The pressure for Kumaratunga and her own Sri Lanka Freedom Party, the main component of the ruling PA, to reach a deal with the UNP is intense. While an arrangement may be possible with the JVP, which holds 10 parliamentary seats, such a coalition is incapable of meeting one of the chief demands of major sections of big business—for negotiations with the LTTE to end the war. The JVP has opposed any move in the direction of talks and, like other Sinhala chauvinist parties, has been demanding an intensification of the military operations against the LTTE.

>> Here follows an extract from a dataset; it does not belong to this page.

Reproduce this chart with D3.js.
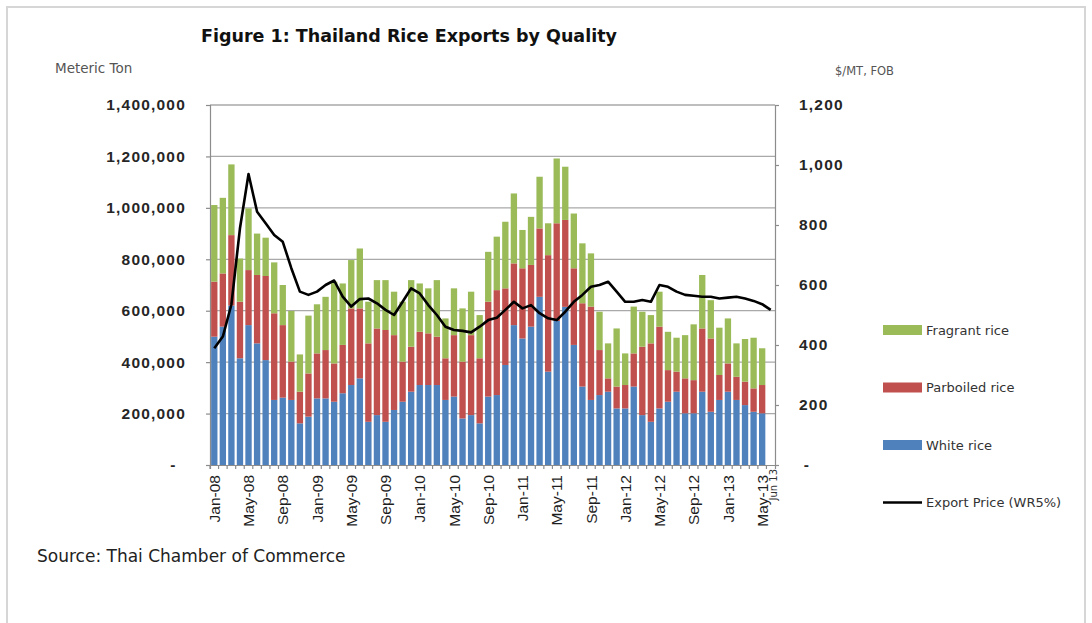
<!DOCTYPE html>
<html>
<head>
<meta charset="utf-8">
<script src="https://d3js.org/d3.v7.min.js"></script>
<style>
  body { margin: 0; background: #fff; }
  svg { display: block; font-family: "DejaVu Sans", sans-serif; }
</style>
</head>
<body>
<svg id="chart"></svg>
<script>
// categories, Jan-08 .. Jun-13 (Jun-13 has a price but no volume yet)
const months = [
  "Jan-08","Feb-08","Mar-08","Apr-08","May-08","Jun-08","Jul-08","Aug-08","Sep-08","Oct-08","Nov-08","Dec-08",
  "Jan-09","Feb-09","Mar-09","Apr-09","May-09","Jun-09","Jul-09","Aug-09","Sep-09","Oct-09","Nov-09","Dec-09",
  "Jan-10","Feb-10","Mar-10","Apr-10","May-10","Jun-10","Jul-10","Aug-10","Sep-10","Oct-10","Nov-10","Dec-10",
  "Jan-11","Feb-11","Mar-11","Apr-11","May-11","Jun-11","Jul-11","Aug-11","Sep-11","Oct-11","Nov-11","Dec-11",
  "Jan-12","Feb-12","Mar-12","Apr-12","May-12","Jun-12","Jul-12","Aug-12","Sep-12","Oct-12","Nov-12","Dec-12",
  "Jan-13","Feb-13","Mar-13","Apr-13","May-13","Jun-13"
];

// export volumes, thousand metric tons
const whiteRice = [
  499, 538, 620, 415, 544, 473, 408, 253, 262, 253, 162, 188,
  259, 259, 246, 279, 311, 337, 168, 194, 168, 214, 246, 285,
  311, 311, 311, 253, 266, 181, 194, 162, 266, 272, 389, 544,
  492, 538, 654, 363, 560, 615, 467, 305, 253, 272, 285, 220,
  220, 305, 194, 168, 220, 246, 285, 201, 201, 285, 207, 253,
  285, 253, 233, 207, 201
];
const parboiledRice = [
  214, 207, 274, 220, 214, 266, 327, 337, 282, 149, 123, 168,
  175, 188, 149, 188, 298, 272, 305, 337, 357, 291, 156, 175,
  207, 201, 188, 162, 239, 221, 311, 253, 369, 408, 298, 240,
  273, 240, 266, 453, 380, 338, 298, 324, 363, 175, 52, 85,
  91, 129, 266, 305, 318, 123, 78, 136, 129, 246, 285, 97,
  110, 90, 91, 91, 110
];
const fragrantRice = [
  298, 294, 275, 168, 240, 161, 149, 198, 156, 197, 145, 225,
  191, 207, 318, 239, 188, 233, 162, 188, 194, 169, 233, 259,
  188, 175, 220, 155, 182, 207, 169, 168, 194, 208, 259, 272,
  149, 187, 201, 124, 252, 207, 213, 233, 207, 149, 136, 226,
  123, 182, 136, 110, 136, 149, 132, 168, 217, 208, 149, 184,
  175, 130, 166, 197, 143
];

// export price WR5%, $/MT FOB
const exportPrice = [
  389, 428, 535, 789, 970, 844, 806, 767, 744, 656, 578, 567,
  578, 600, 615, 561, 528, 553, 555, 539, 517, 500, 544, 589,
  572, 533, 500, 461, 450, 447, 442, 461, 483, 491, 517, 544,
  522, 533, 506, 489, 483, 511, 544, 567, 594, 600, 611, 578,
  544, 544, 550, 544, 600, 594, 578, 567, 564, 561, 561, 555,
  558, 561, 555, 547, 536, 517
];

const volumeTicks = [0, 200, 400, 600, 800, 1000, 1200, 1400];
const priceTicks = [0, 200, 400, 600, 800, 1000, 1200];
const xLabels = months.filter((d, i) => i % 4 === 0);

const colors = { white: "#4f81bd", parboiled: "#c0504d", fragrant: "#9bbb59" };

const width = 1092, height = 623;
const plot = { left: 210, right: 775, top: 105, bottom: 465 };

const svg = d3.select("#chart").attr("width", width).attr("height", height);

svg.append("rect")
  .attr("width", width).attr("height", height)
  .attr("fill", "#fff");

// outer frame of the picture
svg.append("rect")
  .attr("x", 7).attr("y", 7)
  .attr("width", 1078).attr("height", 640)
  .attr("fill", "none")
  .attr("stroke", "#d6d6d6")
  .attr("stroke-width", 2);

const x = d3.scaleBand()
  .domain(months)
  .range([plot.left, plot.right])
  .paddingInner(0.26)
  .paddingOuter(0.13);

const y = d3.scaleLinear().domain([0, 1400]).range([plot.bottom, plot.top]);
const yPrice = d3.scaleLinear().domain([0, 1200]).range([plot.bottom, plot.top]);

// gridlines
svg.append("g")
  .selectAll("line")
  .data(volumeTicks.filter(d => d > 0))
  .join("line")
  .attr("x1", plot.left).attr("x2", plot.right)
  .attr("y1", d => y(d)).attr("y2", d => y(d))
  .attr("stroke", "#a9a9a9")
  .attr("stroke-width", 1.3);

// stacked bars
const rows = whiteRice.map((w, i) => ({
  month: months[i],
  white: w,
  parboiled: parboiledRice[i],
  fragrant: fragrantRice[i]
}));

const stack = d3.stack().keys(["white", "parboiled", "fragrant"]);

svg.append("g")
  .selectAll("g")
  .data(stack(rows))
  .join("g")
  .attr("fill", d => colors[d.key])
  .selectAll("rect")
  .data(d => d)
  .join("rect")
  .attr("x", d => x(d.data.month))
  .attr("width", x.bandwidth())
  .attr("y", d => y(d[1]))
  .attr("height", d => y(d[0]) - y(d[1]));

// axes
const leftAxis = svg.append("g")
  .attr("transform", `translate(${plot.left},0)`)
  .call(d3.axisLeft(y)
    .tickValues(volumeTicks)
    .tickSize(4)
    .tickPadding(20)
    .tickFormat(d => d === 0 ? "-" : d3.format(",")(d * 1000)));

leftAxis.selectAll("text")
  .style("font-size", "15.5px")
  .style("font-weight", "bold")
  .style("letter-spacing", "1.2px")
  .style("fill", "#262626")
  .filter(d => d === 0)
  .attr("dx", "-0.6em");

const rightAxis = svg.append("g")
  .attr("transform", `translate(${plot.right},0)`)
  .call(d3.axisRight(yPrice)
    .tickValues(priceTicks)
    .tickSize(4)
    .tickPadding(20)
    .tickFormat(d => d === 0 ? "-" : d3.format(",")(d)));

rightAxis.selectAll("text")
  .style("font-size", "15.5px")
  .style("font-weight", "bold")
  .style("letter-spacing", "1.2px")
  .style("fill", "#262626")
  .filter(d => d === 0)
  .attr("dx", "0.3em");

const bottomAxis = svg.append("g")
  .attr("transform", `translate(0,${plot.bottom})`)
  .call(d3.axisBottom(x)
    .tickSize(4)
    .tickFormat(d => xLabels.includes(d) ? d : ""));

// ticks sit between the categories
bottomAxis.selectAll(".tick line")
  .attr("transform", `translate(${-x.step() / 2},0)`);

bottomAxis.selectAll("text")
  .attr("transform", "rotate(-90)")
  .attr("x", -10)
  .attr("y", 0)
  .attr("dy", "0.36em")
  .style("text-anchor", "end")
  .style("font-size", "15.5px")
  .style("fill", "#1e1e1e");

svg.selectAll(".domain, .tick line")
  .attr("stroke", "#8c8c8c")
  .attr("stroke-width", 1.2);

// hand-written last month label
svg.append("text")
  .attr("transform", `translate(${x("Jun-13") + x.bandwidth() / 2 + 6},${plot.bottom + 4}) rotate(-90)`)
  .attr("text-anchor", "end")
  .style("font-size", "10px")
  .style("fill", "#333")
  .text("Jun 13");

// export price line
const line = d3.line()
  .x((d, i) => x(months[i]) + x.bandwidth() / 2)
  .y(d => yPrice(d));

svg.append("path")
  .datum(exportPrice)
  .attr("d", line)
  .attr("fill", "none")
  .attr("stroke", "#000")
  .attr("stroke-width", 2.6)
  .attr("stroke-linejoin", "round");

// titles
svg.append("text")
  .attr("x", 201).attr("y", 42)
  .style("font-size", "17.5px")
  .style("font-weight", "bold")
  .style("fill", "#111")
  .text("Figure 1: Thailand Rice Exports by Quality");

svg.append("text")
  .attr("x", 55).attr("y", 73)
  .style("font-size", "13.5px")
  .style("fill", "#555")
  .text("Meteric Ton");

svg.append("text")
  .attr("x", 835).attr("y", 75)
  .style("font-size", "11.5px")
  .style("fill", "#555")
  .text("$/MT, FOB");

svg.append("text")
  .attr("x", 37).attr("y", 562)
  .style("font-size", "17px")
  .style("fill", "#222")
  .text("Source: Thai Chamber of Commerce");

// legend
const legendItems = [
  { label: "Fragrant rice", color: colors.fragrant, type: "bar" },
  { label: "Parboiled rice", color: colors.parboiled, type: "bar" },
  { label: "White rice", color: colors.white, type: "bar" },
  { label: "Export Price (WR5%)", color: "#000", type: "line" }
];

const legend = svg.append("g").attr("transform", "translate(883,330)");

const item = legend.selectAll("g")
  .data(legendItems)
  .join("g")
  .attr("transform", (d, i) => `translate(0,${i * 57.5})`);

item.filter(d => d.type === "bar")
  .append("rect")
  .attr("y", -5).attr("width", 39).attr("height", 10)
  .attr("fill", d => d.color);

item.filter(d => d.type === "line")
  .append("line")
  .attr("x1", 0).attr("x2", 39)
  .attr("stroke", d => d.color)
  .attr("stroke-width", 2.6);

item.append("text")
  .attr("x", 43).attr("dy", "0.35em")
  .style("font-size", "13px")
  .style("fill", "#333")
  .text(d => d.label);
</script>
</body>
</html>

Last week the JVP offered conditional support for a year to the PA, provided the government was prepared to abolish the executive presidency, establish independent commissions to administer a number of government functions, including the police and elections, and hold the next elections under a caretaker government. Kumaratunga has said that she agrees with most of the JVP proposals, with the exception of a commission to oversee the media and a reduction in the cabinet size to 20.
While Kumaratunga has kept the door open to the JVP, she has indicated that she wants to deal with the UNP and is preparing to meet UNP leader Wickremesinghe next week. The talks with the JVP appear to be aimed at driving a wedge between the UNP and JVP as much as negotiating the terms for their support of the government. If the government is unable to work out an arrangement with either the UNP or JVP then it faces defeat on the floor of parliament on September 7 and Kumaratunga herself may confront an impeachment motion.

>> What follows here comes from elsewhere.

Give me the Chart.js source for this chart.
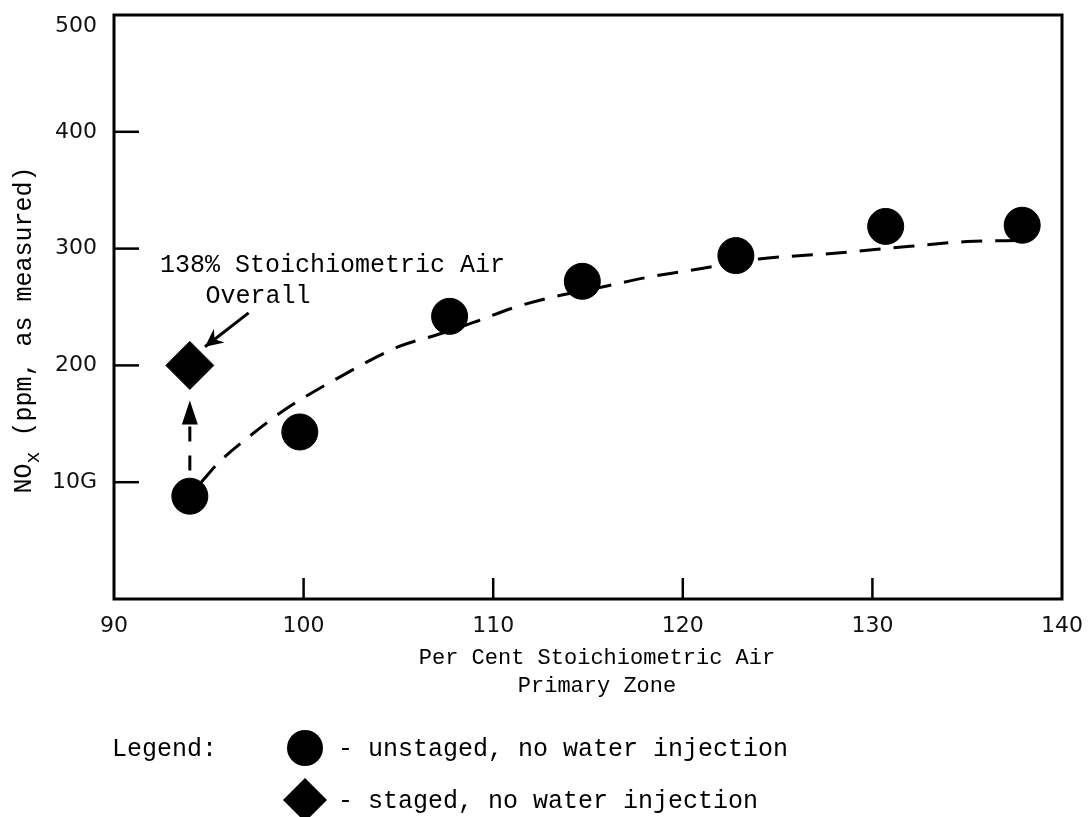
<!DOCTYPE html>
<html>
<head>
<meta charset="utf-8">
<script src="https://cdn.jsdelivr.net/npm/chart.js@4/dist/chart.umd.min.js"></script>
<style>
  html, body { margin: 0; padding: 0; background: #fff; }
  #wrap { width: 1088px; height: 817px; }
</style>
</head>
<body>
<div id="wrap"><canvas id="chart" width="1088" height="817"></canvas></div>
<script>
// Values
const unstagedAir = [94, 99.8, 107.7, 114.7, 122.8, 130.7, 137.9];
const unstagedNox = [88, 143, 242, 272, 294, 319, 320];
const stagedAir = [94];
const stagedNox = [200];

// hand drawn dashed trend line
const trendAir = [94.6, 95.6, 97.2, 99.1, 101.9, 105, 107, 109, 111, 113, 116, 118, 121, 124, 128, 132, 135, 138];
const trendNox = [100, 118, 140, 163, 190, 216, 226, 237, 249, 258, 268, 275, 283, 291, 296, 302, 306, 307];

// axis ticks
const xTicks = [90, 100, 110, 120, 130, 140];
const yTicks = [100, 200, 300, 400, 500];
const yTickLabels = ['10G', '200', '300', '400', '500'];

// arrows: dashed one from the unstaged point up to the staged one, and the note pointer
const liftArrow = { air: 94, from: 110, to: 170 };
const noteArrow = { fromAir: 97.1, fromNox: 245, toAir: 94.8, toNox: 216 };

const MONO = '"Liberation Mono", "Courier New", monospace';
const SANS = '"DejaVu Sans", sans-serif';

// draws the frame, inner tick marks, y labels, arrows, notes, titles and legend
const paperPlugin = {
    id: 'paper',
    beforeDraw(chart) {
        const ctx = chart.ctx;
        ctx.save();
        ctx.fillStyle = '#fff';
        ctx.fillRect(0, 0, chart.width, chart.height);
        ctx.restore();
    },
    afterDatasetsDraw(chart) {
        const ctx = chart.ctx;
        const xs = chart.scales.x;
        const ys = chart.scales.y;
        const area = chart.chartArea;
        ctx.save();
        ctx.strokeStyle = '#000';
        ctx.fillStyle = '#000';

        // plot frame
        ctx.lineWidth = 3;
        ctx.strokeRect(area.left, area.top, area.right - area.left, area.bottom - area.top);

        // inner ticks
        ctx.lineWidth = 2.5;
        xTicks.slice(1, -1).forEach(v => {
            const px = xs.getPixelForValue(v);
            ctx.beginPath();
            ctx.moveTo(px, area.bottom);
            ctx.lineTo(px, area.bottom - 21);
            ctx.stroke();
        });
        yTicks.slice(0, -1).forEach(v => {
            const py = ys.getPixelForValue(v);
            ctx.beginPath();
            ctx.moveTo(area.left, py);
            ctx.lineTo(area.left + 25, py);
            ctx.stroke();
        });

        // y tick labels (the top one sits a little below the corner)
        ctx.fillStyle = '#111';
        ctx.font = '22px ' + SANS;
        ctx.textAlign = 'right';
        ctx.textBaseline = 'middle';
        yTicks.forEach((v, i) => {
            const py = Math.max(ys.getPixelForValue(v), area.top + 11);
            ctx.fillText(yTickLabels[i], area.left - 17, py);
        });
        ctx.fillStyle = '#000';

        // dashed vertical arrow
        const ax = xs.getPixelForValue(liftArrow.air);
        const aFrom = ys.getPixelForValue(liftArrow.from);
        const aTip = ys.getPixelForValue(liftArrow.to);
        ctx.lineWidth = 3;
        ctx.setLineDash([15, 14]);
        ctx.beginPath();
        ctx.moveTo(ax, aFrom);
        ctx.lineTo(ax, aTip + 20);
        ctx.stroke();
        ctx.setLineDash([]);
        ctx.beginPath();
        ctx.moveTo(ax, aTip);
        ctx.lineTo(ax - 8, aTip + 24);
        ctx.lineTo(ax + 8, aTip + 24);
        ctx.closePath();
        ctx.fill();

        // note pointer
        const n0x = xs.getPixelForValue(noteArrow.fromAir);
        const n0y = ys.getPixelForValue(noteArrow.fromNox);
        const n1x = xs.getPixelForValue(noteArrow.toAir);
        const n1y = ys.getPixelForValue(noteArrow.toNox);
        const ang = Math.atan2(n1y - n0y, n1x - n0x);
        ctx.lineWidth = 3;
        ctx.beginPath();
        ctx.moveTo(n0x, n0y);
        ctx.lineTo(n1x, n1y);
        ctx.stroke();
        ctx.beginPath();
        ctx.moveTo(n1x, n1y);
        ctx.lineTo(n1x - 20 * Math.cos(ang - 0.45), n1y - 20 * Math.sin(ang - 0.45));
        ctx.lineTo(n1x - 12 * Math.cos(ang), n1y - 12 * Math.sin(ang));
        ctx.lineTo(n1x - 20 * Math.cos(ang + 0.45), n1y - 20 * Math.sin(ang + 0.45));
        ctx.closePath();
        ctx.fill();

        // note text
        ctx.font = '25px ' + MONO;
        ctx.textBaseline = 'alphabetic';
        ctx.textAlign = 'left';
        ctx.fillText('138% Stoichiometric Air', 160, 272);
        ctx.textAlign = 'center';
        ctx.fillText('Overall', 258, 303);

        // x axis title
        ctx.font = '22px ' + MONO;
        ctx.fillText('Per Cent Stoichiometric Air', 597, 664);
        ctx.fillText('Primary Zone', 597, 692);

        // y axis title with subscript
        ctx.save();
        ctx.translate(31, 330);
        ctx.rotate(-Math.PI / 2);
        ctx.textAlign = 'left';
        const partA = 'NO';
        const partB = ' (ppm, as measured)';
        ctx.font = '20px ' + MONO;
        const wSub = ctx.measureText('x').width;
        ctx.font = '25px ' + MONO;
        const wA = ctx.measureText(partA).width;
        const wB = ctx.measureText(partB).width;
        const sx = -(wA + wSub + wB) / 2;
        ctx.fillText(partA, sx, 0);
        ctx.font = '20px ' + MONO;
        ctx.fillText('x', sx + wA, 8);
        ctx.font = '25px ' + MONO;
        ctx.fillText(partB, sx + wA + wSub, 0);
        ctx.restore();

        // legend
        ctx.textAlign = 'left';
        ctx.font = '25px ' + MONO;
        ctx.fillText('Legend:', 112, 756);
        ctx.beginPath();
        ctx.arc(305, 748, 18, 0, Math.PI * 2);
        ctx.fill();
        ctx.beginPath();
        ctx.moveTo(305, 778);
        ctx.lineTo(327, 800);
        ctx.lineTo(305, 822);
        ctx.lineTo(283, 800);
        ctx.closePath();
        ctx.fill();
        ctx.fillText('- unstaged, no water injection', 338, 756);
        ctx.fillText('- staged, no water injection', 338, 808);

        ctx.restore();
    }
};

const ctx = document.getElementById('chart').getContext('2d');

new Chart(ctx, {
    type: 'scatter',
    data: {
        datasets: [
            {
                label: 'trend',
                type: 'line',
                data: trendAir.map((a, i) => ({ x: a, y: trendNox[i] })),
                borderColor: '#000',
                borderWidth: 3,
                borderDash: [21, 13],
                pointRadius: 0,
                fill: false,
                cubicInterpolationMode: 'monotone',
                order: 3
            },
            {
                label: 'unstaged, no water injection',
                data: unstagedAir.map((a, i) => ({ x: a, y: unstagedNox[i] })),
                pointStyle: 'circle',
                pointRadius: 18,
                backgroundColor: '#000',
                borderColor: '#000',
                order: 1
            },
            {
                label: 'staged, no water injection',
                data: stagedAir.map((a, i) => ({ x: a, y: stagedNox[i] })),
                pointStyle: 'rectRot',
                pointRadius: 24,
                backgroundColor: '#000',
                borderColor: '#000',
                order: 1
            }
        ]
    },
    options: {
        responsive: false,
        animation: false,
        layout: { autoPadding: false, padding: { top: 15, right: 26, left: 0, bottom: 0 } },
        plugins: {
            legend: { display: false },
            tooltip: { enabled: false }
        },
        scales: {
            x: {
                type: 'linear',
                min: 90,
                max: 140,
                afterFit(scale) {
                    scale.height = 218;
                    scale.paddingLeft = 0;
                    scale.paddingRight = 0;
                },
                afterBuildTicks(scale) { scale.ticks = xTicks.map(v => ({ value: v })); },
                grid: { display: false, drawTicks: false },
                border: { display: false },
                ticks: {
                    padding: 14,
                    color: '#111',
                    font: { family: SANS, size: 22 },
                    callback: v => String(v)
                }
            },
            y: {
                type: 'linear',
                min: 0,
                max: 500,
                afterFit(scale) { scale.width = 114; },
                afterBuildTicks(scale) { scale.ticks = yTicks.map(v => ({ value: v })); },
                grid: { display: false, drawTicks: false },
                border: { display: false },
                ticks: { display: false }
            }
        }
    },
    plugins: [paperPlugin]
});
</script>
</body>
</html>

Any administration formed by the UNP and other opposition parties, however, will be just as unstable as the current PA regime. That is why the ruling class is insisting on the formation of a national unity government to push through its agenda. Appearing on the national television on Wednesday, Ceylon Chamber of Commerce chief Chandra Jayaratne sounded a note of exasperation: “If the parties do not get together, stop the war and solve the ethnic question, people and the private sector has no future.”

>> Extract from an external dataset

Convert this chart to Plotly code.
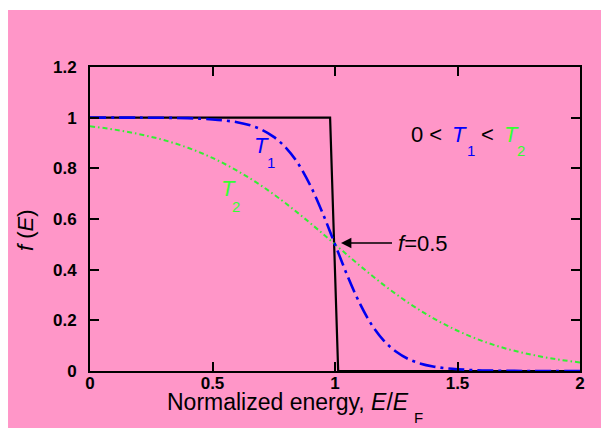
import plotly.graph_objects as go

# ---- data ----
E_T0 = [0.0, 0.98, 1.013, 2.0]
f_T0 = [1.0, 1.0, 0.0, 0.0]

E_T1 = [0.0, 0.2, 0.4, 0.5, 0.55, 0.6, 0.65, 0.7, 0.75, 0.8, 0.85, 0.9, 0.95, 1.0,
        1.05, 1.1, 1.15, 1.2, 1.25, 1.3, 1.35, 1.4, 1.45, 1.5, 1.6, 1.7, 1.8, 2.0]
f_T1 = [1.000, 1.000, 0.998, 0.993, 0.989, 0.982, 0.971, 0.953, 0.924, 0.881, 0.818, 0.731, 0.622, 0.500,
        0.378, 0.269, 0.182, 0.119, 0.076, 0.047, 0.029, 0.018, 0.011, 0.007, 0.002, 0.001, 0.000, 0.000]

E_T2 = [0.0, 0.1, 0.2, 0.3, 0.4, 0.5, 0.6, 0.7, 0.8, 0.9, 1.0,
        1.1, 1.2, 1.3, 1.4, 1.5, 1.6, 1.7, 1.8, 1.9, 2.0]
f_T2 = [0.966, 0.953, 0.935, 0.912, 0.881, 0.841, 0.791, 0.731, 0.661, 0.583, 0.500,
        0.417, 0.339, 0.269, 0.209, 0.159, 0.119, 0.088, 0.065, 0.047, 0.034]

x_ticks = [0, 0.5, 1, 1.5, 2]
x_ticklabels = ["0", "0.5", "1", "1.5", "2"]
y_ticks = [0, 0.2, 0.4, 0.6, 0.8, 1.0, 1.2]
y_ticklabels = ["0", "0.2", "0.4", "0.6", "0.8", "1", "1.2"]

PINK = "#FF96C8"
BLUE = "#0000F0"
GREEN = "#33EE33"
FONT = "Liberation Sans, Arial, sans-serif"

fig = go.Figure()
fig.add_trace(go.Scatter(x=E_T0, y=f_T0, mode="lines",
                         line=dict(color="black", width=2.2)))
fig.add_trace(go.Scatter(x=E_T2, y=f_T2, mode="lines", line_shape="spline",
                         line=dict(color=GREEN, width=2, dash="5px,3px,1.5px,3px")))
fig.add_trace(go.Scatter(x=E_T1, y=f_T1, mode="lines", line_shape="spline",
                         line=dict(color=BLUE, width=2.6, dash="16px,5px,3px,5px")))

axis_common = dict(showline=True, linecolor="black", linewidth=2, mirror="ticks",
                   ticks="inside", ticklen=9, tickwidth=2, tickcolor="black",
                   showgrid=False, zeroline=False,
                   tickfont=dict(family=FONT, size=17, color="black", weight="bold"))

fig.update_xaxes(range=[0, 2], tickvals=x_ticks, ticktext=x_ticklabels,
                 ticklabelstandoff=-4, **axis_common)
fig.update_yaxes(range=[0, 1.2], tickvals=y_ticks, ticktext=y_ticklabels,
                 ticklabelstandoff=8, **axis_common)

def ann(text, x, y, size=22, color="black", xref="x", yref="y", **kw):
    d = dict(text=text, x=x, y=y, xref=xref, yref=yref, showarrow=False,
             xanchor="left", yanchor="middle", borderpad=0, borderwidth=0,
             font=dict(family=FONT, size=size, color=color))
    d.update(kw)
    return d

annotations = [
    # 0 < T1 < T2
    ann("0 <", 1.310, 0.9355),
    ann("<i>T</i>", 1.478, 0.9355, color="#0000FF"),
    ann("1", 1.539, 0.870, size=15, color="#0000FF"),
    ann("<", 1.596, 0.9355),
    ann("<i>T</i>", 1.690, 0.9355, color="#33FF33"),
    ann("2", 1.743, 0.870, size=15, color="#33FF33"),
    # curve labels
    ann("<i>T</i>", 0.669, 0.892, color="#0000FF"),
    ann("1", 0.722, 0.823, size=15, color="#0000FF"),
    ann("<i>T</i>", 0.535, 0.720, color="#33FF33"),
    ann("2", 0.580, 0.649, size=15, color="#33FF33"),
    # axis titles
    ann("Normalized energy, <i>E</i>/<i>E</i>", 0.157, -0.102, size=23, xref="paper", yref="paper"),
    ann("F", 0.661, -0.1546, size=15, xref="paper", yref="paper"),
    ann("<i>f</i> (<i>E</i>)", -0.1327, 0.4638, xref="paper", yref="paper",
        xanchor="center", textangle=-90),
    # f = 0.5 with arrow
    dict(text="<i>f</i>=0.5", x=1.0245, y=0.505, xref="x", yref="y",
         showarrow=True, ax=55, ay=0, axref="pixel", ayref="pixel",
         xanchor="left", yanchor="middle", borderpad=2, borderwidth=0,
         startstandoff=4, arrowhead=2, arrowsize=1.3, arrowwidth=1.6,
         arrowcolor="black", font=dict(family=FONT, size=22, color="black")),
]

fig.update_layout(
    width=601, height=428,
    margin=dict(l=90, r=21, t=67, b=57),
    paper_bgcolor="white", plot_bgcolor=PINK,
    showlegend=False, hovermode=False,
    annotations=annotations,
    shapes=[dict(type="rect", xref="paper", yref="paper",
                 x0=-0.1673, x1=1.05, y0=-0.2, y1=1.1875,
                 fillcolor=PINK, line=dict(width=0), layer="below")],
)

fig.write_html("out.html")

While it has backed the 18-year civil war, big business has been increasingly alarmed at the impact on the economy and Sri Lanka’s ability to attract foreign investment. The huge military expenditure and rising oil prices produced a balance of payment crisis last year, resulting in the imposition of IMF austerity measures as the price of a stand-by loan. These include the privatisation and restructuring of the public sector and cutbacks to anti-poverty programs as well as the reduction of the number of holidays for workers and changes to the labour laws to allow management greater power to hire and fire.
Big business is well aware that the government needs to meet the IMF’s terms both to secure access to the loan facility and to try to attract investment. The issue has become all the more urgent as, on the one hand, the IMF has already begun to raise questions about the loan, and on the other, the Sri Lankan economy is being battered by the downturn in the US and Japanese economies.
Any attempt to implement the IMF measures, which include huge job losses in the Colombo port and state-owned banks, is likely to produce popular unrest. The PA government has already attempted to sack workers in Colombo port en masse and to use its public security ordinance to quell protests but was compelled by the current political crisis to back off temporarily. Clearly, sections of big business want a common front between the UNP and PA, not only to begin negotiations with the LTTE but also to implement the IMF’s agenda and crush any opposition that erupts among working people.